At some point people became comfortable enough to be in a bubble, and only that bubble of people that they could trust. They would ONLY go to that friend or family’s house, and that house only. This of course didn’t stop everyone from running around and gumming up the works by being maskless or reckless, but many people were sensible enough to keep it together.
The moment I knew I was no longer in their bubble, that things weren’t the same was when I was constantly scrolling (or doom scrolling – however you want to put it) social media. I noticed that I hadn’t been invited to a gathering. Pictures and videos went up on the feeds of dinners and parties, and the common denominator I knew was missing one thing. I’m hardly the life of the party type of guy, but at least I got invites before the pandemic kicked off in full force.
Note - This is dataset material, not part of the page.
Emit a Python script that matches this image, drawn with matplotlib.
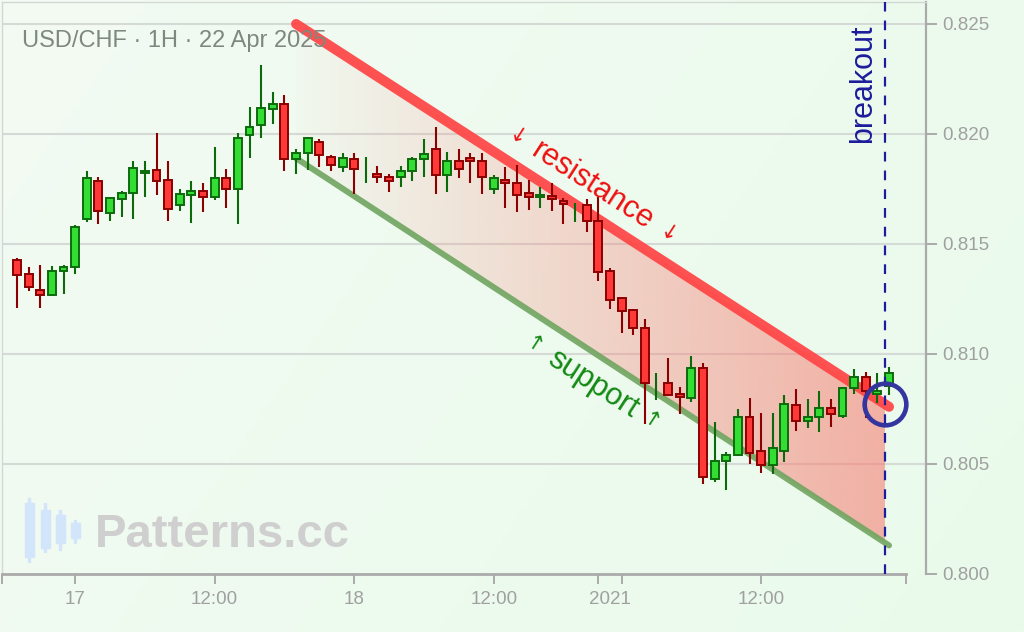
import numpy as np
import matplotlib
matplotlib.use("Agg")
import matplotlib.pyplot as plt
from matplotlib.patches import Polygon, Rectangle

plt.rcParams["font.family"] = ["Liberation Sans", "DejaVu Sans"]
plt.rcParams["lines.scale_dashes"] = False

# ── Data: USD/CHF hourly candles ────────────────────────────────────────────
opens = [0.81427, 0.81362, 0.81291, 0.81267, 0.81377, 0.81397, 0.81612, 0.81788,
         0.81642, 0.81703, 0.81733, 0.81821, 0.81836, 0.81791, 0.81677, 0.81723,
         0.81742, 0.81715, 0.81799, 0.81750, 0.81995, 0.82041, 0.82114, 0.82135,
         0.81886, 0.81915, 0.81962, 0.81897, 0.81852, 0.81886, 0.81830, 0.81817,
         0.81806, 0.81806, 0.81833, 0.81886, 0.81932, 0.81814, 0.81879, 0.81893,
         0.81879, 0.81750, 0.81791, 0.81779, 0.81733, 0.81715, 0.81717, 0.81697,
         0.81664, 0.81677, 0.81606, 0.81377, 0.81253, 0.81200, 0.81117, 0.80882,
         0.80870, 0.80817, 0.80801, 0.80938, 0.80432, 0.80512, 0.80541, 0.80715,
         0.80561, 0.80496, 0.80559, 0.80768, 0.80697, 0.80715, 0.80753, 0.80720,
         0.80844, 0.80897, 0.80818, 0.80855]
highs = [0.81438, 0.81394, 0.81405, 0.81401, 0.81405, 0.81586, 0.81832, 0.81803,
         0.81715, 0.81741, 0.81879, 0.81879, 0.82006, 0.81879, 0.81749, 0.81786,
         0.81776, 0.81940, 0.81841, 0.82003, 0.82121, 0.82314, 0.82192, 0.82177,
         0.81932, 0.81988, 0.81976, 0.81905, 0.81912, 0.81912, 0.81897, 0.81856,
         0.81818, 0.81856, 0.81897, 0.81976, 0.82030, 0.81920, 0.81930, 0.81912,
         0.81912, 0.81814, 0.81849, 0.81859, 0.81791, 0.81758, 0.81779, 0.81708,
         0.81685, 0.81703, 0.81715, 0.81390, 0.81261, 0.81204, 0.81158, 0.80912,
         0.80983, 0.80851, 0.80991, 0.80961, 0.80689, 0.80556, 0.80749, 0.80802,
         0.80731, 0.80731, 0.80814, 0.80841, 0.80794, 0.80832, 0.80794, 0.80851,
         0.80932, 0.80920, 0.80912, 0.80940]
lows = [0.81209, 0.81288, 0.81208, 0.81265, 0.81271, 0.81362, 0.81599, 0.81590,
        0.81606, 0.81624, 0.81614, 0.81715, 0.81723, 0.81606, 0.81652, 0.81597,
        0.81644, 0.81700, 0.81662, 0.81590, 0.81890, 0.81980, 0.82044, 0.81833,
        0.81817, 0.81836, 0.81852, 0.81833, 0.81826, 0.81726, 0.81778, 0.81779,
        0.81735, 0.81760, 0.81788, 0.81806, 0.81726, 0.81735, 0.81799, 0.81779,
        0.81726, 0.81726, 0.81662, 0.81644, 0.81655, 0.81662, 0.81651, 0.81591,
        0.81598, 0.81553, 0.81333, 0.81204, 0.81097, 0.81085, 0.80681, 0.80791,
        0.80809, 0.80727, 0.80783, 0.80409, 0.80418, 0.80382, 0.80538, 0.80500,
        0.80461, 0.80455, 0.80508, 0.80651, 0.80662, 0.80644, 0.80670, 0.80708,
        0.80818, 0.80708, 0.80776, 0.80814]
closes = [0.81359, 0.81303, 0.81268, 0.81379, 0.81397, 0.81579, 0.81799, 0.81650,
          0.81708, 0.81733, 0.81844, 0.81833, 0.81786, 0.81659, 0.81726, 0.81742,
          0.81715, 0.81799, 0.81750, 0.81980, 0.82033, 0.82117, 0.82135, 0.81886,
          0.81915, 0.81980, 0.81905, 0.81859, 0.81890, 0.81841, 0.81830, 0.81803,
          0.81788, 0.81833, 0.81886, 0.81908, 0.81814, 0.81879, 0.81841, 0.81877,
          0.81803, 0.81799, 0.81779, 0.81723, 0.81712, 0.81724, 0.81705, 0.81680,
          0.81664, 0.81606, 0.81374, 0.81245, 0.81197, 0.81117, 0.80870, 0.80882,
          0.80814, 0.80803, 0.80938, 0.80442, 0.80512, 0.80541, 0.80715, 0.80549,
          0.80496, 0.80572, 0.80771, 0.80697, 0.80715, 0.80753, 0.80727, 0.80844,
          0.80897, 0.80832, 0.80832, 0.80915]

# channel lines (candle index, price)
res_x = [24, 75]
res_y = [0.8250, 0.8076]
sup_x = [24, 75]
sup_y = [0.8189, 0.8013]
breakout_x = 74.65

x_ticks = [-1.29, 5, 17, 29, 41, 50, 52, 64, 76.46]
x_labels = ["", "17", "12:00", "18", "12:00", "", "", "12:00", ""]
year_pos = 51
year_label = "2021"
y_ticks = [0.800, 0.805, 0.810, 0.815, 0.820, 0.825]

W, H = 1024, 632
fig = plt.figure(figsize=(W / 100, H / 100), dpi=100)

# ── Background gradient ─────────────────────────────────────────────────────
bg = fig.add_axes([0, 0, 1, 1], zorder=-5)
gx, gy = np.meshgrid(np.linspace(0, 1, 200), np.linspace(0, 1, 200))
t = (0.7 * gx + 0.3 * gy)[..., None]
c0 = np.array([243, 250, 243]) / 255
c1 = np.array([233, 251, 235]) / 255
bg.imshow(c0 * (1 - t) + c1 * t, aspect="auto", extent=[0, 1, 0, 1], origin="upper")
bg.axis("off")

ax = fig.add_axes([2 / W, 58 / H, 924 / W, 572 / H])
ax.set_facecolor("none")
ax.set_xlim(-1.29, 78.18)
ax.set_ylim(0.800, 0.826)

for side in ("top", "left"):
    ax.spines[side].set_color("#d4d8d4")
    ax.spines[side].set_linewidth(1)
ax.spines["bottom"].set_color("#aaaaaa")
ax.spines["bottom"].set_linewidth(2)
ax.spines["bottom"].set_bounds(-1.29, 76.46)
ax.spines["right"].set_color("#aaaaaa")
ax.spines["right"].set_linewidth(1.6)

ax.set_xticks(x_ticks)
ax.set_xticklabels(x_labels)
ax.set_xticks([year_pos], minor=True)
ax.set_xticklabels([year_label], minor=True)
ax.tick_params(axis="x", which="major", length=7.5, width=1.4, color="#aaaaaa",
               labelcolor="#a0a0a0", labelsize=13.5, pad=5)
ax.tick_params(axis="x", which="minor", length=0, labelcolor="#a0a0a0",
               labelsize=13.5, pad=12.5)
ax.yaxis.tick_right()
ax.set_yticks(y_ticks)
ax.set_yticklabels([f"{v:.3f}" for v in y_ticks])
ax.tick_params(axis="y", length=8, width=1.4, color="#aaaaaa",
               labelcolor="#a0a0a0", labelsize=13.5, pad=4)

for v in y_ticks[1:]:
    ax.axhline(v, color="#d6dad6", lw=1.5, zorder=0)

# ── Channel fill (gradient) ─────────────────────────────────────────────────
def res_at(x):
    return np.interp(x, res_x, res_y)

def sup_at(x):
    return np.interp(x, sup_x, sup_y)

poly = Polygon([(res_x[0], res_y[0]), (breakout_x, res_at(breakout_x)),
                (breakout_x, sup_at(breakout_x)), (sup_x[0], sup_y[0])],
               closed=True, facecolor="none", edgecolor="none")
ax.add_patch(poly)
ramp = np.linspace(0.03, 1, 256)
img = np.zeros((1, 256, 4))
img[..., 0] = 248 / 255
img[..., 1] = 118 / 255
img[..., 2] = 108 / 255
img[..., 3] = 0.56 * ramp
im = ax.imshow(img, extent=[res_x[0], breakout_x, 0.800, 0.826], aspect="auto",
               zorder=1, interpolation="bilinear")
im.set_clip_path(poly)

ax.plot(res_x, res_y, color="#ff4444", lw=7.2, alpha=0.92,
        solid_capstyle="round", zorder=2)
ax.plot(sup_x, sup_y, color="#70a560", lw=4.3, alpha=0.9,
        solid_capstyle="round", zorder=2)

# ── Candles ─────────────────────────────────────────────────────────────────
o = np.array(opens)
h = np.array(highs)
l = np.array(lows)
c = np.array(closes)
idx = np.arange(len(o))
up = c >= o
wick_col = np.where(up, "#0b6b0b", "#8b0000")
ax.vlines(idx, l, h, colors=wick_col, lw=1.5, zorder=3)
body = np.abs(c - o) > 0
ax.bar(idx[body & up], (c - o)[body & up], bottom=o[body & up], width=0.68,
       color="#33dd33", edgecolor="#0b6b0b", linewidth=1.4, zorder=4)
ax.bar(idx[body & ~up], (o - c)[body & ~up], bottom=c[body & ~up], width=0.68,
       color="#ff3838", edgecolor="#8b0000", linewidth=1.4, zorder=4)

# ── Breakout marker ─────────────────────────────────────────────────────────
ax.axvline(breakout_x, color="#1c1c9c", lw=1.6, dashes=(7, 6.5), zorder=5)
ax.plot([breakout_x], [res_at(breakout_x)], "o", ms=30, mfc="none",
        mec="#3535a0", mew=3.3, zorder=6)
ax.text(72.76, 0.8223, "breakout", rotation=90, ha="center", va="center",
        fontsize=22, color="#1c1c9c", zorder=6)

# ── Channel labels along the lines ──────────────────────────────────────────
p1 = ax.transData.transform((res_x[0], res_y[0]))
p2 = ax.transData.transform((res_x[1], res_y[1]))
ang = np.degrees(np.arctan2(p2[1] - p1[1], p2[0] - p1[0]))

arrow_font = ["DejaVu Sans"]
for xx, txt, fs, fam in [(43.0, "\u2193", 15, arrow_font),
                         (49.5, "resistance", 22, None),
                         (56.0, "\u2193", 15, arrow_font)]:
    ax.text(xx, res_at(xx) + 0.00133, txt, rotation=ang, rotation_mode="anchor",
            ha="center", va="center", fontsize=fs, color="#ee1111", zorder=6,
            family=fam)
for xx, txt, fs, fam in [(44.5, "\u2191", 15, arrow_font),
                         (49.5, "support", 22, None),
                         (54.6, "\u2191", 15, arrow_font)]:
    ax.text(xx, sup_at(xx) - 0.00144, txt, rotation=ang, rotation_mode="anchor",
            ha="center", va="center", fontsize=fs, color="#138a13", zorder=6,
            family=fam)

# ── Title and watermark ─────────────────────────────────────────────────────
fig.text(22 / W, 1 - 41 / H, "USD/CHF \u00b7 1H \u00b7 22 Apr 2025", fontsize=17,
         color="#7e887e", va="center", ha="left")
fig.text(95 / W, 1 - 535 / H, "Patterns.cc", fontsize=34, fontweight="bold",
         color="#cfcfcf", va="center", ha="left")

# logo: four light blue candles
for cx, wt, wb, bt, bb in [(29, 498, 562, 503, 557), (45, 503, 552, 510, 548),
                           (60, 510, 550, 515, 543), (75, 520, 543, 523, 538)]:
    fig.add_artist(Rectangle(((cx - 1) / W, 1 - wb / H), 2 / W, (wb - wt) / H,
                             transform=fig.transFigure, color="#d2e5fb", zorder=-1))
    fig.add_artist(Rectangle(((cx - 4.5) / W, 1 - bb / H), 9 / W, (bb - bt) / H,
                             transform=fig.transFigure, color="#d2e5fb", zorder=-1))

fig.savefig("out.png", dpi=100)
I remember when I was younger watching episodes of TV shows were characters realized things had changed, that people moved on from their social activities and had to live their lives in a new, lonelier fashion. They might get married or have relationships but ultimately a more isolated position took its place, like moving to the suburbs or beginning life in a brand new city for a new job.
The pandemic isn’t over, but life changed again. People began being more comfortable together again, life semi-resumed into a workable, more sociable fashion. But I noticed the phone wasn’t lighting up anymore. I realized that this was life now. The survival part was mostly over (except of course for the less fortunate immunocompromised), but this was where I came out. I’m an inherent people pleaser, at the cost of my childhood. I’ve racked up many friendships, but at some point I spread myself too thin. The social group I thought I could rely on fell like a house of cards. The glue to my social group left the city, and I was the excess that could be paired off like gristle on meat. I was no longer needed or thought of. I paid the price for my own foolishness.
I felt like the fool that I was in the bar that night. Now I had nothing. But that wasn’t without its own asterisk. The likelihood that I would still be surrounded by the same people sans the glue of the group is not exactly high. I would likely be in the same position that I am now, in a big city with little friends that I see more than once every few months, and living isolated and alone.
Life isn’t always kind, and as we get older we shed the things that once were: the people we used to be, the things we held on to, or the people that made us what we are. I just didn’t think it would happen so suddenly or so painfully over such a question mark in human history. But life doesn’t care, we either move on or we get left behind.
I’m still making my peace with this shift in life. My naivete with where I was at that stage in the game is my own undoing. But as I move on towards bigger and better things I can only hope that I have my eyes and ears open fully to making sure I don’t repeat what came before. Most of my days now consist of working from home and sometimes playing games on Twitch, but I know that may not last either. There’s more change to come. This is life now.